A PoC for Elixir 1.17.3 (compiled with Erlang/OTP 26) is as simple as below:

#!/usr/bin/env elixir

url = "https://some-wolfssl-endpoint"

url = String.to_charlist(url)

{:ok, _} = Application.ensure_all_started(:inets)
{:ok, _} = Application.ensure_all_started(:ssl)

:logger.set_application_level(:ssl, :debug)

http_options =
  [
    ssl: [
      verify: :verify_peer,
      cacerts: :public_key.cacerts_get(),
      depth: 2,
      customize_hostname_check: [
        match_fun: :public_key.pkix_verify_hostname_match_fun(:https)
      ],
      versions: [:"tlsv1.2", :"tlsv1.3"],
      middlebox_comp_mode: true
    ]
  ]

options = [body_format: :binary]

:httpc.request(:get, {url, []}, http_options, options)

The error is going to look like this:

11:00:44.996 [warning] Description: ~c"Failed to assert middlebox server message"
     Reason: [missing: {:change_cipher_spec, 1}]

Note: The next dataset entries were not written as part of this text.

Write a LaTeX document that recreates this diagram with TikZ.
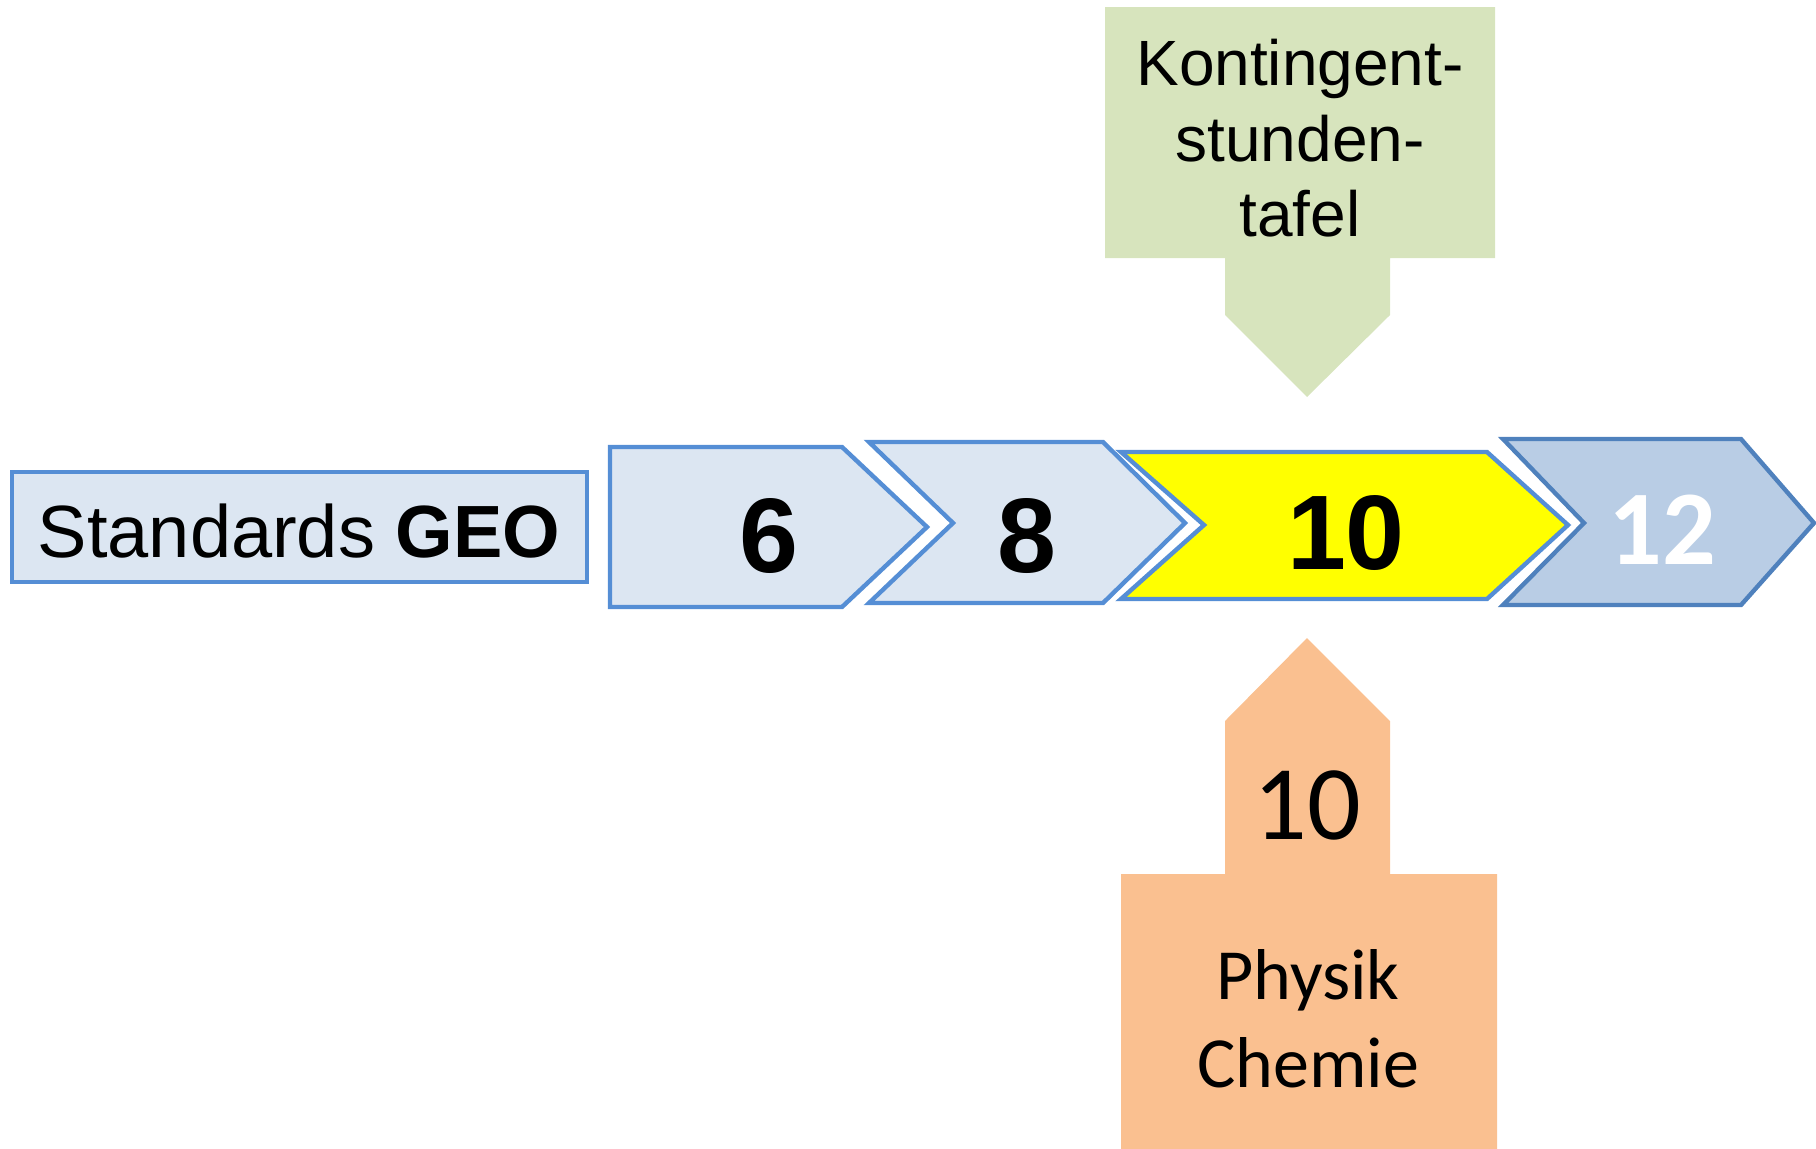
\documentclass[tikz,border=0pt]{standalone}
\usepackage{fontspec}
\setmainfont{Liberation Sans}
\newfontfamily\calibri{Carlito}
\definecolor{paleblue}{HTML}{DCE6F2}
\definecolor{edgeblue}{HTML}{558ED5}
\definecolor{midblue}{HTML}{B9CDE5}
\definecolor{darkedge}{HTML}{4F81BD}
\definecolor{sage}{HTML}{D7E4BD}
\definecolor{peach}{HTML}{FAC090}
\definecolor{brightyellow}{HTML}{FFFF00}
\tikzset{
  stage/.style={fill=paleblue, draw=edgeblue, line width=2.2pt, line join=miter},
  current/.style={fill=brightyellow, draw=edgeblue, line width=2.2pt, line join=miter},
  laterstage/.style={fill=midblue, draw=darkedge, line width=2.2pt, line join=miter},
  bignum/.style={font=\fontsize{53}{58}\selectfont\bfseries, anchor=base, inner sep=0},
  callouttext/.style={font=\fontsize{32}{38}\selectfont, anchor=base, inner sep=0},
  peachtext/.style={font=\calibri\fontsize{36}{44}\selectfont, anchor=base, inner sep=0}
}
\begin{document}
\begin{tikzpicture}[x=0.5pt,y=-0.5pt]
\useasboundingbox (0,0) rectangle (1816,1148);
\clip (0,0) rectangle (1816,1148);

% standards box
\draw[stage] (12,472) rectangle (587,582);
\node[font=\fontsize{37}{44}\selectfont, anchor=base, inner sep=0] (std) at (299,557) {Standards \textbf{GEO}};

% grade chevrons
\draw[stage] (610,447) -- (842,447) -- (927,527) -- (842,607) -- (610,607) -- cycle;
\draw[stage] (869,442) -- (1103,442) -- (1185,523) -- (1103,603) -- (869,603) -- (953,523) -- cycle;
\draw[current] (1121,452) -- (1487,452) -- (1568,525) -- (1487,599) -- (1121,599) -- (1204,525) -- cycle;
\draw[laterstage] (1503,439) -- (1741,439) -- (1814,523) -- (1741,605) -- (1503,605) -- (1584,523) -- cycle;

\node[bignum] (g6) at (769,572) {6};
\node[bignum] (g8) at (1027,572) {8};
\node[bignum] (g10) at (1346,569) {10};
\node[font=\calibri\fontsize{53}{58}\selectfont\bfseries, anchor=base, inner sep=0, text=white] (g12) at (1662,564) {12};

% callout from above
\fill[sage] (1105,7) -- (1495,7) -- (1495,258) -- (1390,258) -- (1390,315) -- (1307,397)
  -- (1225,315) -- (1225,258) -- (1105,258) -- cycle;
\node[callouttext] (kt1) at (1300,85) {Kontingent-};
\node[callouttext] (kt2) at (1300,161) {stunden-};
\node[callouttext] (kt3) at (1300,236) {tafel};

% callout from below
\fill[peach] (1307,638) -- (1390,721) -- (1390,874) -- (1497,874) -- (1497,1160) -- (1121,1160)
  -- (1121,874) -- (1225,874) -- (1225,721) -- cycle;
\node[font=\calibri\fontsize{53}{58}\selectfont, anchor=base, inner sep=0] (p10) at (1307,839) {10};
\node[peachtext] (phy) at (1308,999) {Physik};
\node[peachtext] (che) at (1308,1087) {Chemie};
\end{tikzpicture}
\end{document}
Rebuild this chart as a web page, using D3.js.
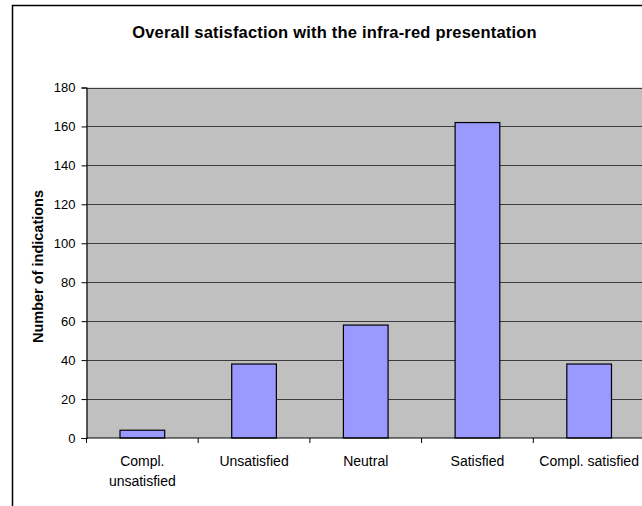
<!DOCTYPE html>
<html>
<head>
<meta charset="utf-8">
<script src="https://cdn.jsdelivr.net/npm/d3@7/dist/d3.min.js"></script>
<style>
  html, body { margin: 0; padding: 0; background: #fff; }
  svg { display: block; }
  text { font-family: Arial, "Liberation Sans", sans-serif; fill: #000; }
</style>
</head>
<body>
<svg id="chart" width="642" height="506"></svg>
<script>
// Survey responses: overall satisfaction with the infra-red presentation
const categories = [["Compl.", "unsatisfied"], ["Unsatisfied"], ["Neutral"], ["Satisfied"], ["Compl. satisfied"]];
const counts = [4, 38, 58, 162, 38];
const yTicks = [0, 20, 40, 60, 80, 100, 120, 140, 160, 180];

const svg = d3.select("#chart");

// chart frame (extends past the right and bottom edges)
svg.append("rect")
  .attr("x", 12.5).attr("y", 5.5)
  .attr("width", 700).attr("height", 600)
  .attr("fill", "#fff").attr("stroke", "#000").attr("stroke-width", 1.5);

const plot = { left: 86.5, right: 645, top: 87.5, bottom: 438 };

const x = d3.scaleBand()
  .domain(d3.range(categories.length))
  .range([plot.left, plot.right])
  .paddingInner(0.6).paddingOuter(0.3);

const xOuter = d3.scaleBand()
  .domain(d3.range(categories.length))
  .range([plot.left, plot.right]);

const y = d3.scaleLinear().domain([0, 180]).range([plot.bottom, plot.top]);

// plot area
svg.append("rect")
  .attr("x", plot.left).attr("y", plot.top)
  .attr("width", plot.right - plot.left).attr("height", plot.bottom - plot.top)
  .attr("fill", "#c0c0c0");

// gridlines
svg.append("g")
  .selectAll("line")
  .data(yTicks.filter(d => d > 0))
  .join("line")
  .attr("x1", plot.left).attr("x2", plot.right)
  .attr("y1", d => Math.round(y(d)) + 0.5).attr("y2", d => Math.round(y(d)) + 0.5)
  .attr("stroke", "#3c3c3c").attr("stroke-width", 1.2);

// bars
svg.append("g")
  .selectAll("rect")
  .data(counts)
  .join("rect")
  .attr("x", (d, i) => x(i))
  .attr("y", d => y(d))
  .attr("width", x.bandwidth())
  .attr("height", d => y(0) - y(d))
  .attr("fill", "#9999ff")
  .attr("stroke", "#000").attr("stroke-width", 1.2);

// y axis
const yAxis = svg.append("g")
  .attr("transform", `translate(${plot.left},0)`)
  .call(d3.axisLeft(y).tickValues(yTicks).tickSize(5).tickPadding(6));
yAxis.select(".domain").attr("stroke", "#000").attr("stroke-width", 1.2);
yAxis.selectAll(".tick line").attr("stroke", "#000");
yAxis.selectAll(".tick text")
  .attr("font-size", "13px")
  .attr("font-family", "Arial, 'Liberation Sans', sans-serif");

// x axis with ticks between categories
const xAxisG = svg.append("g");
xAxisG.append("line")
  .attr("x1", plot.left).attr("x2", plot.right)
  .attr("y1", plot.bottom).attr("y2", plot.bottom)
  .attr("stroke", "#000").attr("stroke-width", 1.2);
xAxisG.selectAll("line.sep")
  .data(d3.range(categories.length + 1))
  .join("line")
  .attr("class", "sep")
  .attr("x1", i => i < categories.length ? xOuter(i) : plot.right)
  .attr("x2", i => i < categories.length ? xOuter(i) : plot.right)
  .attr("y1", plot.bottom).attr("y2", plot.bottom + 5)
  .attr("stroke", "#000");

const labels = xAxisG.selectAll("text.cat")
  .data(categories)
  .join("text")
  .attr("class", "cat")
  .attr("text-anchor", "middle")
  .attr("font-size", "14px")
  .attr("x", (d, i) => xOuter(i) + xOuter.bandwidth() / 2)
  .attr("y", 466);
labels.selectAll("tspan")
  .data(d => d)
  .join("tspan")
  .attr("x", function () { return d3.select(this.parentNode).attr("x"); })
  .attr("dy", (d, i) => i === 0 ? 0 : 20)
  .text(d => d);

// title
svg.append("text")
  .attr("x", 334.5).attr("y", 38)
  .attr("text-anchor", "middle")
  .attr("font-size", "16.5px").attr("font-weight", "bold")
  .attr("letter-spacing", "0.2px")
  .text("Overall satisfaction with the infra-red presentation");

// y axis title
svg.append("text")
  .attr("transform", `translate(43,266.5) rotate(-90)`)
  .attr("text-anchor", "middle")
  .attr("font-size", "14.5px").attr("font-weight", "bold")
  .text("Number of indications");
</script>
</body>
</html>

11:00:45.014 [notice] TLS :client: In state :hello_middlebox_assert at ssl_gen_statem.erl:821 generated CLIENT ALERT: Fatal - Unexpected Message
 - {:unexpected_msg,
 {:internal,
  {:encrypted_extensions,
   %{
     elliptic_curves: {:supported_groups,
      [:secp521r1, :secp384r1, :secp256r1, :x25519, :ffdhe2048]}
   }}}}

That's when you'll know you've been thrown to the wolves. 🤬 If you change those http_options to set middlebox_comp_mode to false it will work as expected.